“Let’s talk about energy!” said Upper School Science Teacher Mary Anne Mollica, kicking off a vigorous lesson on the ubiquitous and far-reaching phenomenon.
The Class 8 students in this introductory course listened attentively while their teacher described the way energy powers appliances and charges phones. She also touched on the familiar experience of static electricity, which can cause clothing to cling, balloons to stick to a wall, and tiny sparks to fly, especially during dry, cold weather.

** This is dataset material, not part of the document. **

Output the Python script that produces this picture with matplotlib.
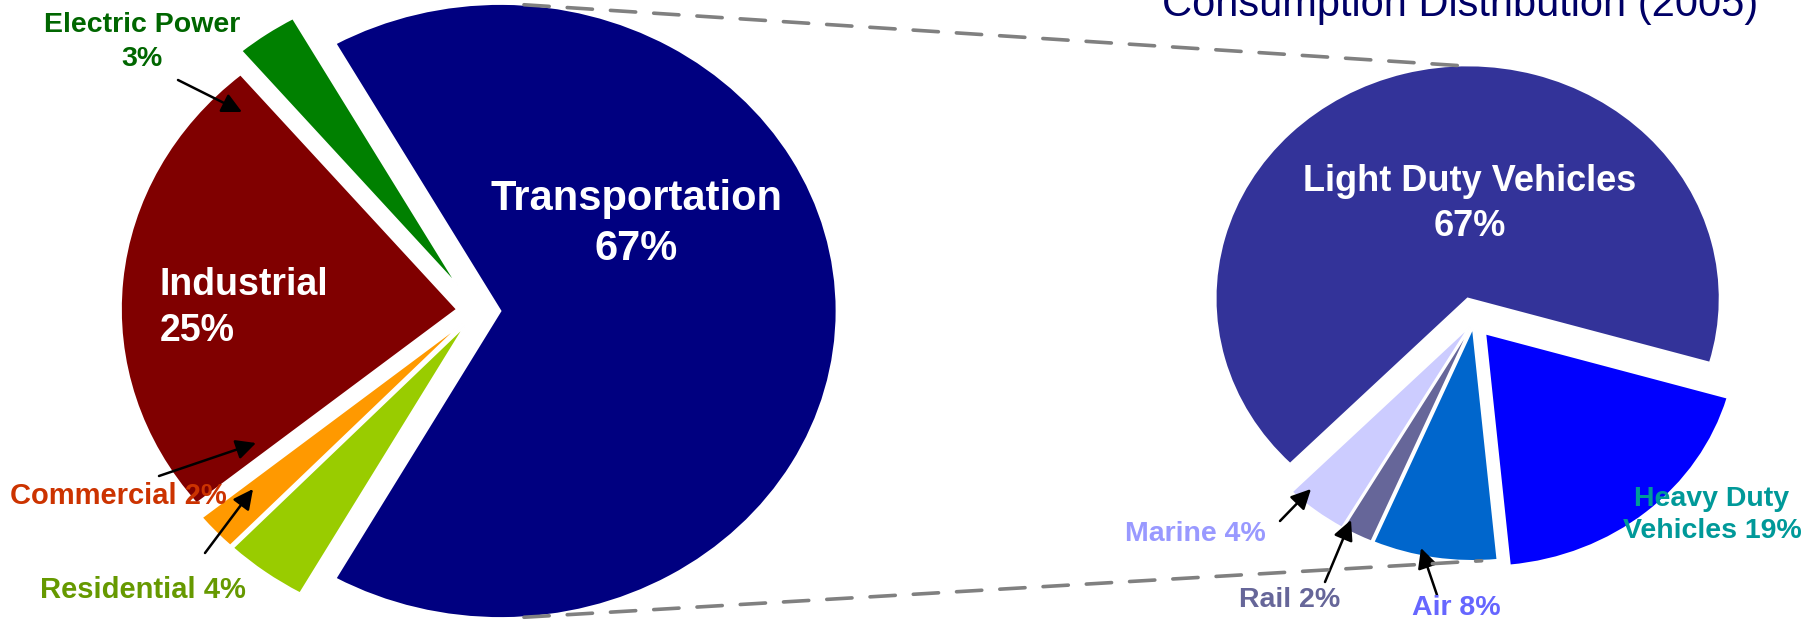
import numpy as np
import matplotlib
matplotlib.use('Agg')
import matplotlib.pyplot as plt
from matplotlib.patches import ConnectionPatch

plt.rcParams['font.family'] = ['Liberation Sans', 'DejaVu Sans']

# data
sector_names = ['Transportation', 'Electric Power', 'Industrial', 'Commercial', 'Residential']
sector_pct = [67, 3, 25, 2, 4]
sector_colors = ['#000080', '#008000', '#800000', '#FF9900', '#99CC00']

mode_names = ['Light Duty Vehicles', 'Marine', 'Rail', 'Air', 'Heavy Duty Vehicles']
mode_pct = [67, 4, 2, 8, 19]
mode_colors = ['#333399', '#CCCCFF', '#666699', '#0066CC', '#0000FF']

title = 'Consumption Distribution (2005)'

W, H = 1819, 622
fig = plt.figure(figsize=(W / 100, H / 100), dpi=100)


def fpos(x, y):
    # pixel position (from top-left) -> figure fraction
    return (x / W, 1 - y / H)


def fit_ellipse(ax, cx, cy, rx, ry):
    # pie centre at pixel (cx, cy), radius rx wide and ry tall
    ax.set_aspect('auto')
    b = ax.get_position()
    ax.set_xlim((b.x0 * W - cx) / rx, (b.x1 * W - cx) / rx)
    ax.set_ylim((cy - H * (1 - b.y0)) / ry, (cy - H * (1 - b.y1)) / ry)


wp = dict(edgecolor='white', linewidth=1.3)

# left pie
ax1 = fig.add_axes([0, 0, 0.5, 1])
start1 = -180 * sector_pct[0] / sum(sector_pct)
w1, _ = ax1.pie(sector_pct, colors=sector_colors, startangle=start1,
                explode=[0.07, 0.1, 0.06, 0.06, 0.06], wedgeprops=wp)
fit_ellipse(ax1, 477, 311, 336, 307)

# right pie
ax2 = fig.add_axes([0.5, 0, 0.5, 1])
w2, _ = ax2.pie(mode_pct, colors=mode_colors, startangle=-16,
                explode=[0.1, 0.03, 0.03, 0.03, 0.07], wedgeprops=wp)
fit_ellipse(ax2, 1474, 321, 252, 233)


def edge_pt(w, ang):
    a = np.deg2rad(ang)
    return (w.center[0] + w.r * np.cos(a), w.center[1] + w.r * np.sin(a))


for wa, aa, wb, ab in [(w1[0], 86, w2[0], 92), (w1[0], -86, w2[3], 272)]:
    con = ConnectionPatch(xyA=edge_pt(wa, aa), coordsA=ax1.transData,
                          xyB=edge_pt(wb, ab), coordsB=ax2.transData,
                          color='#808080', lw=2.6, linestyle=(0, (7, 5)))
    fig.add_artist(con)

# title (partly cut by the top edge)
fig.text(*fpos(1460, 16), title, ha='center', va='baseline',
         fontsize=30, color='#000066')

# labels inside wedges
fig.text(*fpos(636, 224), 'Transportation\n67%', ha='center', va='center',
         fontsize=30, fontweight='bold', color='white', linespacing=1.3)
fig.text(*fpos(160, 308), 'Industrial\n25%', ha='left', va='center',
         fontsize=27, fontweight='bold', color='white', linespacing=1.35)
fig.text(*fpos(1470, 204), 'Light Duty Vehicles\n67%', ha='center', va='center',
         fontsize=26, fontweight='bold', color='white', linespacing=1.35)

# outside labels
fig.text(*fpos(142, 42), 'Electric Power\n3%', ha='center', va='center',
         fontsize=20.5, fontweight='bold', color='#006600', linespacing=1.4)
fig.text(*fpos(10, 496), 'Commercial 2%', ha='left', va='center',
         fontsize=21, fontweight='bold', color='#CC3300')
fig.text(*fpos(40, 590), 'Residential 4%', ha='left', va='center',
         fontsize=21, fontweight='bold', color='#669900')
fig.text(*fpos(1195, 534), 'Marine 4%', ha='center', va='center',
         fontsize=20.5, fontweight='bold', color='#9999FF')
fig.text(*fpos(1290, 600), 'Rail 2%', ha='center', va='center',
         fontsize=20.5, fontweight='bold', color='#666699')
fig.text(*fpos(1456, 608), 'Air 8%', ha='center', va='center',
         fontsize=20.5, fontweight='bold', color='#6666FF')
fig.text(*fpos(1712, 515), 'Heavy Duty\nVehicles 19%', ha='center', va='center',
         fontsize=20.5, fontweight='bold', color='#009999', linespacing=1.35)

# arrows: (tail, head) in pixels
arrows = [(ax1, (178, 80), (242, 112)),
          (ax1, (159, 476), (256, 443)),
          (ax1, (205, 553), (253, 489)),
          (ax2, (1280, 521), (1311, 489)),
          (ax2, (1325, 582), (1351, 520)),
          (ax2, (1437, 595), (1421, 548))]
for ax, tail, head in arrows:
    ax.annotate('', xy=fpos(*head), xytext=fpos(*tail),
                xycoords='figure fraction', textcoords='figure fraction',
                arrowprops=dict(arrowstyle='-|>', color='black', lw=1.8,
                                mutation_scale=30, shrinkA=0, shrinkB=0))

fig.savefig('out.png', dpi=100)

In her explanation for what is required for electricity to function, Ms. Mollica named a power source (like batteries, solar panels, coal power plants or wind turbines); a conductor (like metal wires); a resistor (like a light bulb or a computer); and a closed loop. The students also learned that electric currents are transmitted through an electric circuit, which prepared them for the morning’s activity.
“Today we are going to practice building our own circuits,” Ms. Mollica said. To help these young scientists achieve success, she provided them with a diagram to follow, as well as the symbols commonly used to represent electrical components (for example, | for wire, / for switch, + for positive, and – for negative).
“In electricity and romantic comedies, opposites attract,” Ms. Mollica remarked with a smile.
To begin, she gave each team a Ziploc bag containing a solar panel, a breadboard, a collection of colorful wires and a mini-LED light. Their task? Figuring out how to turn the light on, a tricky endeavor that required a combination of skills.
Before the experiments got underway, the students were reminded to keep their solar panels face up to allow the overhead lights to charge them, and to put away any water bottles to prevent damage to the sensitive materials.
Soon, Room 810 hummed with productive chatter. Eager to solve the challenge, the girls carefully pressed the wires into tiny holes in the breadboard and the solar panel, but nothing happened at first. Determined, the groups discussed troubleshooting strategies including replacing the wires, tightening the connections and re-aligning the positive and negative ends. They tried again.
Ms. Mollica spent time at every table, guiding her students’ efforts. “You have to match the positive with the positive and the negative with the negative,” she told one trio, who made adjustments and continued. “This looks awesome,” she praised another group.
Suddenly, from a table in the back, a shriek rang out. “We did it!” a student exclaimed. Their teacher and some curious classmates hurried over to see for themselves that a bulb connected to a red wire was indeed illuminated.
In fast succession, the other teams prevailed. Cheers and claps echoed in the Science lab until Ms. Mollica’s instructions brought them back to earth. “Once you light up one, see if you can light up two.”
For the remainder of the period, the students connected as many circuits as time allowed, still beaming with pride when their bulbs clicked on. With two minutes remaining, they quickly cleaned up their stations and put away their notebooks and laptops.
Looking ahead, Class 8 will delve deeper into scientific methods and fundamental concepts through a hands-on investigation of non-renewable energy sources like oil, coal and natural gas. It promises to be equally energetic.